§ Exercise materials:

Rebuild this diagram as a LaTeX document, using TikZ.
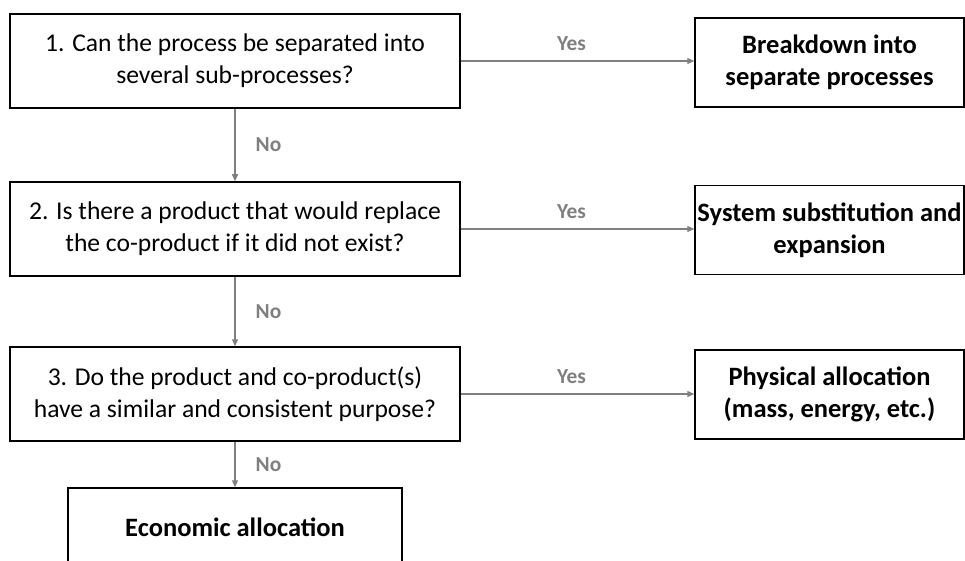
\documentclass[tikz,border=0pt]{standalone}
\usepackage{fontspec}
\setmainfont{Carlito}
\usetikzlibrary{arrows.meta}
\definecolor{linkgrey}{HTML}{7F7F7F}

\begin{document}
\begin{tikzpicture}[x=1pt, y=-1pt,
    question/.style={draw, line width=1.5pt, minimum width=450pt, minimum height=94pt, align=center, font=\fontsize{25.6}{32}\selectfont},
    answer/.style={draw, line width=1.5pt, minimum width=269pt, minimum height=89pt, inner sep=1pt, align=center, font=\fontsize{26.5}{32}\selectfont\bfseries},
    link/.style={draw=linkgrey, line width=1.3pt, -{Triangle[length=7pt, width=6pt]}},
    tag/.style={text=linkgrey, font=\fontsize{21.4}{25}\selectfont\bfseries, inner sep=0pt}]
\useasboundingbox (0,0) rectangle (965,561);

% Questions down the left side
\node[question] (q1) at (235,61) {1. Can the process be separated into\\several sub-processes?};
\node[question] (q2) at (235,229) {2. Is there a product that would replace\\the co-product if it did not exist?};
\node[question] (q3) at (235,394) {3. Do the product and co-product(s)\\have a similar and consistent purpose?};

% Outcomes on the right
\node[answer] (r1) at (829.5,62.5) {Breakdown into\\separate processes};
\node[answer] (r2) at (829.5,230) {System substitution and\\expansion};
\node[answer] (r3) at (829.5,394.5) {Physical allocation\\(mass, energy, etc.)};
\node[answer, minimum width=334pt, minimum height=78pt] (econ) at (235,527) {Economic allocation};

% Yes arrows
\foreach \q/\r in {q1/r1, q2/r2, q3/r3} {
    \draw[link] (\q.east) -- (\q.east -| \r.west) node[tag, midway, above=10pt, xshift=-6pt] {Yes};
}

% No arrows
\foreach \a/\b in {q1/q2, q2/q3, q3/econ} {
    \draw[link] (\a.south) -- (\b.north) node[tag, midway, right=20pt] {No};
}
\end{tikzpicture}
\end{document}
--
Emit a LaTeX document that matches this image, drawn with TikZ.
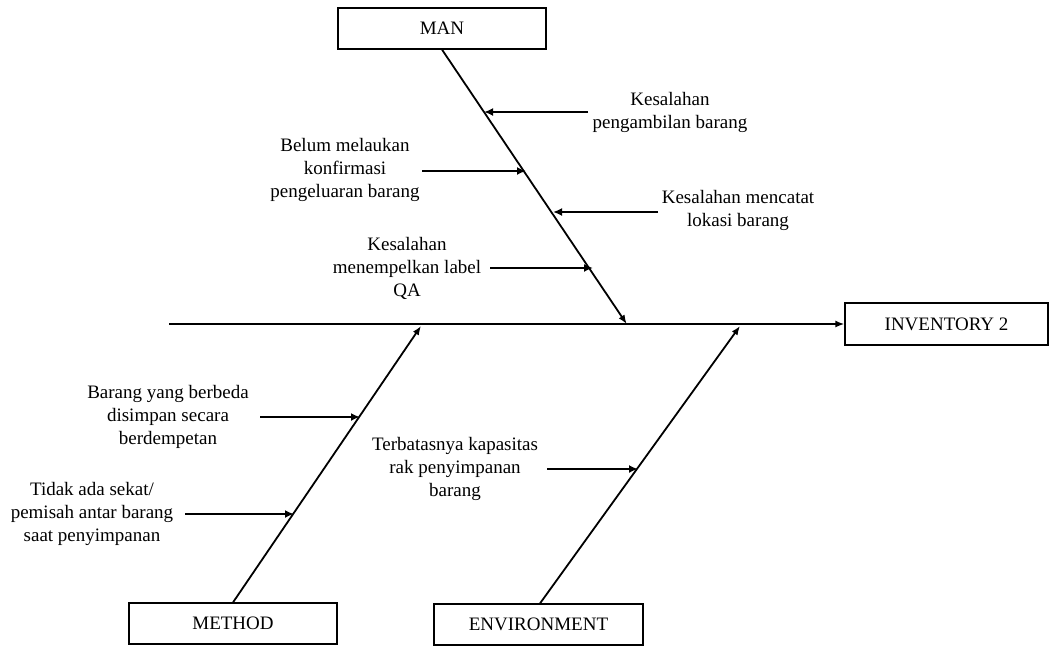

§ Set task: Except for the pictures, write out exactly the lines from the line that contains "Rebuild this diagram" through the line that contains "(q3) at (235,394)", including both.

§ Response:
Rebuild this diagram as a LaTeX document, using TikZ.
\documentclass[tikz,border=0pt]{standalone}
\usepackage{fontspec}
\setmainfont{Carlito}
\usetikzlibrary{arrows.meta}
\definecolor{linkgrey}{HTML}{7F7F7F}

\begin{document}
\begin{tikzpicture}[x=1pt, y=-1pt,
    question/.style={draw, line width=1.5pt, minimum width=450pt, minimum height=94pt, align=center, font=\fontsize{25.6}{32}\selectfont},
    answer/.style={draw, line width=1.5pt, minimum width=269pt, minimum height=89pt, inner sep=1pt, align=center, font=\fontsize{26.5}{32}\selectfont\bfseries},
    link/.style={draw=linkgrey, line width=1.3pt, -{Triangle[length=7pt, width=6pt]}},
    tag/.style={text=linkgrey, font=\fontsize{21.4}{25}\selectfont\bfseries, inner sep=0pt}]
\useasboundingbox (0,0) rectangle (965,561);

% Questions down the left side
\node[question] (q1) at (235,61) {1. Can the process be separated into\\several sub-processes?};
\node[question] (q2) at (235,229) {2. Is there a product that would replace\\the co-product if it did not exist?};
\node[question] (q3) at (235,394) {3. Do the product and co-product(s)\\have a similar and consistent purpose?};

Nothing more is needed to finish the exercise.